▶

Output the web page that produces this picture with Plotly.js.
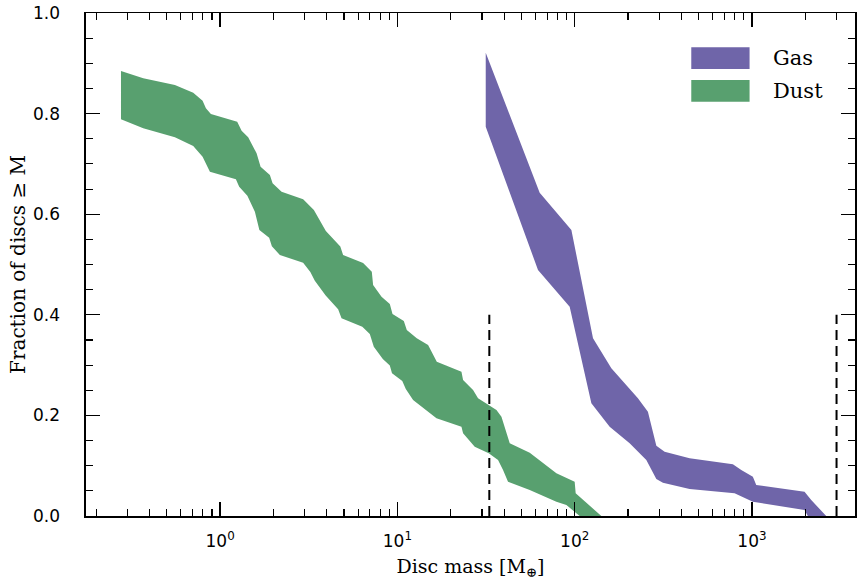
<!DOCTYPE html>
<html>
<head>
<meta charset="utf-8">
<script src="https://cdn.plot.ly/plotly-3.0.1.min.js"></script>
<style>html,body{margin:0;padding:0;background:#fff;}#chart{width:857px;height:585px;}</style>
</head>
<body>
<div id="chart"></div>
<script>
// ---- Data ----
// Dust band: upper and lower boundary of fraction of discs >= M
var dustUpperMass = [0.276, 0.3685, 0.556, 0.7054, 0.7966, 0.8317, 0.8873, 1.2488, 1.3221, 1.44, 1.6061, 1.6915, 1.909, 1.977, 2.222, 2.94, 3.38, 3.949, 4.765, 4.941, 6.408, 7.173, 7.295, 8.138, 9.063, 9.386, 10.87, 11.30, 12.86, 14.90, 16.68, 22.98, 23.47, 26.72, 28.51, 32.75, 36.20, 38.63, 43.02, 55.78, 78.87, 100.0, 101.3, 141.4];
var dustUpperFrac = [0.8847, 0.8702, 0.8569, 0.8416, 0.8256, 0.8105, 0.7992, 0.7839, 0.7660, 0.7529, 0.7211, 0.6944, 0.6779, 0.6614, 0.6447, 0.6296, 0.6083, 0.5666, 0.5358, 0.5189, 0.5030, 0.4857, 0.4592, 0.4360, 0.4215, 0.4016, 0.3877, 0.3698, 0.3533, 0.3400, 0.3068, 0.2869, 0.2704, 0.2505, 0.2340, 0.2207, 0.2107, 0.1974, 0.1445, 0.1258, 0.0849, 0.0682, 0.0451, 0.0];
var dustLowerMass = [0.276, 0.3685, 0.556, 0.7054, 0.7966, 0.876, 1.2276, 1.2815, 1.4251, 1.571, 1.6654, 1.8915, 1.959, 2.1733, 2.94, 3.2285, 3.422, 3.9394, 4.6323, 4.8407, 6.3404, 6.9887, 7.3621, 8.2757, 9.063, 9.3255, 10.656, 11.153, 12.262, 16.615, 22.98, 23.47, 27.30, 32.75, 36.96, 39.44, 42.07, 55.78, 78.87, 89.82, 106.7];
var dustLowerFrac = [0.7887, 0.7708, 0.7529, 0.7356, 0.7143, 0.6845, 0.6694, 0.6547, 0.6366, 0.6050, 0.5686, 0.5531, 0.5362, 0.5189, 0.5034, 0.4851, 0.4678, 0.4384, 0.4109, 0.3930, 0.3763, 0.3618, 0.3366, 0.3121, 0.2992, 0.2837, 0.2684, 0.2525, 0.2306, 0.1942, 0.1775, 0.1644, 0.1378, 0.1247, 0.1113, 0.0915, 0.0682, 0.0517, 0.0284, 0.0219, 0.0];

// Gas band
var gasUpperMass = [31.5, 63.48, 95.81, 126.9, 161.0, 227.4, 258.9, 288.8, 321.6, 444.9, 780.4, 870.5, 1011.8, 1057.3, 1979.4, 2159.2, 2623.2];
var gasUpperFrac = [0.9211, 0.6427, 0.5686, 0.3533, 0.2936, 0.2340, 0.2074, 0.1398, 0.1278, 0.1147, 0.1028, 0.0915, 0.0781, 0.0616, 0.0483, 0.0318, 0.0];
var gasLowerMass = [31.5, 62.10, 93.71, 124.2, 157.5, 204.2, 253.6, 288.8, 314.6, 444.9, 797.7, 1011.8, 1979.4, 2066.0];
var gasLowerFrac = [0.7740, 0.4891, 0.4161, 0.2241, 0.1775, 0.1445, 0.1113, 0.0736, 0.0662, 0.0537, 0.0451, 0.0284, 0.0119, 0.0];

// Vertical dashed limits
var limitMass = [33, 3000];
var limitTop = 0.4;

var seriesNames = ['Gas', 'Dust'];
var gasColor = '#6f65a9';
var dustColor = '#58a06f';

var xTickVals = [1, 10, 100, 1000];
var xTickText = ['10<sup>0</sup>', '10<sup>1</sup>', '10<sup>2</sup>', '10<sup>3</sup>'];

// ---- Build ----
function band(upX, upY, loX, loY) {
  return {
    x: upX.concat(loX.slice().reverse()),
    y: upY.concat(loY.slice().reverse())
  };
}
var db = band(dustUpperMass, dustUpperFrac, dustLowerMass, dustLowerFrac);
var gb = band(gasUpperMass, gasUpperFrac, gasLowerMass, gasLowerFrac);

var traces = [
  {x: db.x, y: db.y, type: 'scatter', mode: 'lines', fill: 'toself', fillcolor: dustColor,
   line: {width: 0, color: dustColor}, name: seriesNames[1], showlegend: false, hoverinfo: 'skip'},
  {x: gb.x, y: gb.y, type: 'scatter', mode: 'lines', fill: 'toself', fillcolor: gasColor,
   line: {width: 0, color: gasColor}, name: seriesNames[0], showlegend: false, hoverinfo: 'skip'}
];
limitMass.forEach(function (m) {
  traces.push({x: [m, m], y: [0, limitTop], type: 'scatter', mode: 'lines', yaxis: 'y2',
    line: {color: '#000', width: 2, dash: '10px,6px'}, showlegend: false, hoverinfo: 'skip'});
});

var minorX = [];
for (var e = -1; e <= 3; e++) {
  for (var d = 2; d <= 9; d++) minorX.push(d * Math.pow(10, e));
}

var serif = 'DejaVu Serif, serif';
var sans = 'DejaVu Sans, sans-serif';
var leftMargin = 60, plotLeft = 86, rightMargin = 1.5;
var xStart = (plotLeft - leftMargin) / (857 - leftMargin - rightMargin);

var layout = {
  width: 857, height: 585,
  margin: {l: leftMargin, r: rightMargin, t: 13, b: 69},
  paper_bgcolor: '#fff', plot_bgcolor: '#fff',
  showlegend: false,
  xaxis: {
    type: 'log', range: [-0.7565, 3.5812], domain: [xStart, 1],
    tickmode: 'array', tickvals: xTickVals, ticktext: xTickText,
    ticks: 'inside', ticklen: 14, tickwidth: 1.3, tickcolor: '#000',
    showline: true, linecolor: '#000', linewidth: 1.5, mirror: 'ticks',
    showgrid: false, zeroline: false, ticklabelstandoff: 9,
    minor: {tickmode: 'array', tickvals: minorX, ticks: 'inside', ticklen: 7, tickwidth: 1.1, tickcolor: '#000', showgrid: false},
    tickfont: {family: sans, size: 17, color: '#000'},
    title: {text: 'Disc mass [M<sub>⊕</sub>]', font: {family: serif, size: 19, color: '#000'}, standoff: 10}
  },
  yaxis: {
    range: [0, 1], tickmode: 'linear', tick0: 0, dtick: 0.2,
    ticks: 'inside', ticklen: 14, tickwidth: 1.3, tickcolor: '#000',
    showline: true, linecolor: '#000', linewidth: 1.5, mirror: 'ticks',
    showgrid: false, zeroline: false, showticklabels: false,
    minor: {dtick: 0.05, ticks: 'inside', ticklen: 7, tickwidth: 1.1, tickcolor: '#000', showgrid: false}
  },
  yaxis2: {
    range: [0, 1], overlaying: 'y', anchor: 'free', position: 0, side: 'left',
    tickmode: 'linear', tick0: 0, dtick: 0.2, tickformat: '.1f',
    ticks: '', showline: false, showgrid: false, zeroline: false,
    tickfont: {family: sans, size: 17, color: '#000'},
    title: {text: 'Fraction of discs ≥ M', font: {family: serif, size: 20, color: '#000'}, standoff: 0}
  },
  shapes: [
    {type: 'rect', xref: 'x domain', yref: 'y domain', x0: 0.7871, x1: 0.8629, y0: 0.8887, y1: 0.9318, fillcolor: gasColor, line: {width: 0}},
    {type: 'rect', xref: 'x domain', yref: 'y domain', x0: 0.7871, x1: 0.8629, y0: 0.8237, y1: 0.8668, fillcolor: dustColor, line: {width: 0}}
  ],
  annotations: [
    {xref: 'x domain', yref: 'y domain', x: 0.891, y: 0.9105, xanchor: 'left', yanchor: 'middle', text: seriesNames[0], showarrow: false, font: {family: serif, size: 21, color: '#000'}},
    {xref: 'x domain', yref: 'y domain', x: 0.891, y: 0.8445, xanchor: 'left', yanchor: 'middle', text: seriesNames[1], showarrow: false, font: {family: serif, size: 21, color: '#000'}}
  ]
};

Plotly.newPlot('chart', traces, layout, {displayModeBar: false, staticPlot: true});
</script>
</body>
</html>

◀

TASK TO CARRY OUT – Would you reproduce the lines above, from the very first through the line containing "0.0284, 0.0219, 0.0];", exactly and without the pictures?

ANSWER IN FULL –
Output the web page that produces this picture with Plotly.js.
<!DOCTYPE html>
<html>
<head>
<meta charset="utf-8">
<script src="https://cdn.plot.ly/plotly-3.0.1.min.js"></script>
<style>html,body{margin:0;padding:0;background:#fff;}#chart{width:857px;height:585px;}</style>
</head>
<body>
<div id="chart"></div>
<script>
// ---- Data ----
// Dust band: upper and lower boundary of fraction of discs >= M
var dustUpperMass = [0.276, 0.3685, 0.556, 0.7054, 0.7966, 0.8317, 0.8873, 1.2488, 1.3221, 1.44, 1.6061, 1.6915, 1.909, 1.977, 2.222, 2.94, 3.38, 3.949, 4.765, 4.941, 6.408, 7.173, 7.295, 8.138, 9.063, 9.386, 10.87, 11.30, 12.86, 14.90, 16.68, 22.98, 23.47, 26.72, 28.51, 32.75, 36.20, 38.63, 43.02, 55.78, 78.87, 100.0, 101.3, 141.4];
var dustUpperFrac = [0.8847, 0.8702, 0.8569, 0.8416, 0.8256, 0.8105, 0.7992, 0.7839, 0.7660, 0.7529, 0.7211, 0.6944, 0.6779, 0.6614, 0.6447, 0.6296, 0.6083, 0.5666, 0.5358, 0.5189, 0.5030, 0.4857, 0.4592, 0.4360, 0.4215, 0.4016, 0.3877, 0.3698, 0.3533, 0.3400, 0.3068, 0.2869, 0.2704, 0.2505, 0.2340, 0.2207, 0.2107, 0.1974, 0.1445, 0.1258, 0.0849, 0.0682, 0.0451, 0.0];
var dustLowerMass = [0.276, 0.3685, 0.556, 0.7054, 0.7966, 0.876, 1.2276, 1.2815, 1.4251, 1.571, 1.6654, 1.8915, 1.959, 2.1733, 2.94, 3.2285, 3.422, 3.9394, 4.6323, 4.8407, 6.3404, 6.9887, 7.3621, 8.2757, 9.063, 9.3255, 10.656, 11.153, 12.262, 16.615, 22.98, 23.47, 27.30, 32.75, 36.96, 39.44, 42.07, 55.78, 78.87, 89.82, 106.7];
var dustLowerFrac = [0.7887, 0.7708, 0.7529, 0.7356, 0.7143, 0.6845, 0.6694, 0.6547, 0.6366, 0.6050, 0.5686, 0.5531, 0.5362, 0.5189, 0.5034, 0.4851, 0.4678, 0.4384, 0.4109, 0.3930, 0.3763, 0.3618, 0.3366, 0.3121, 0.2992, 0.2837, 0.2684, 0.2525, 0.2306, 0.1942, 0.1775, 0.1644, 0.1378, 0.1247, 0.1113, 0.0915, 0.0682, 0.0517, 0.0284, 0.0219, 0.0];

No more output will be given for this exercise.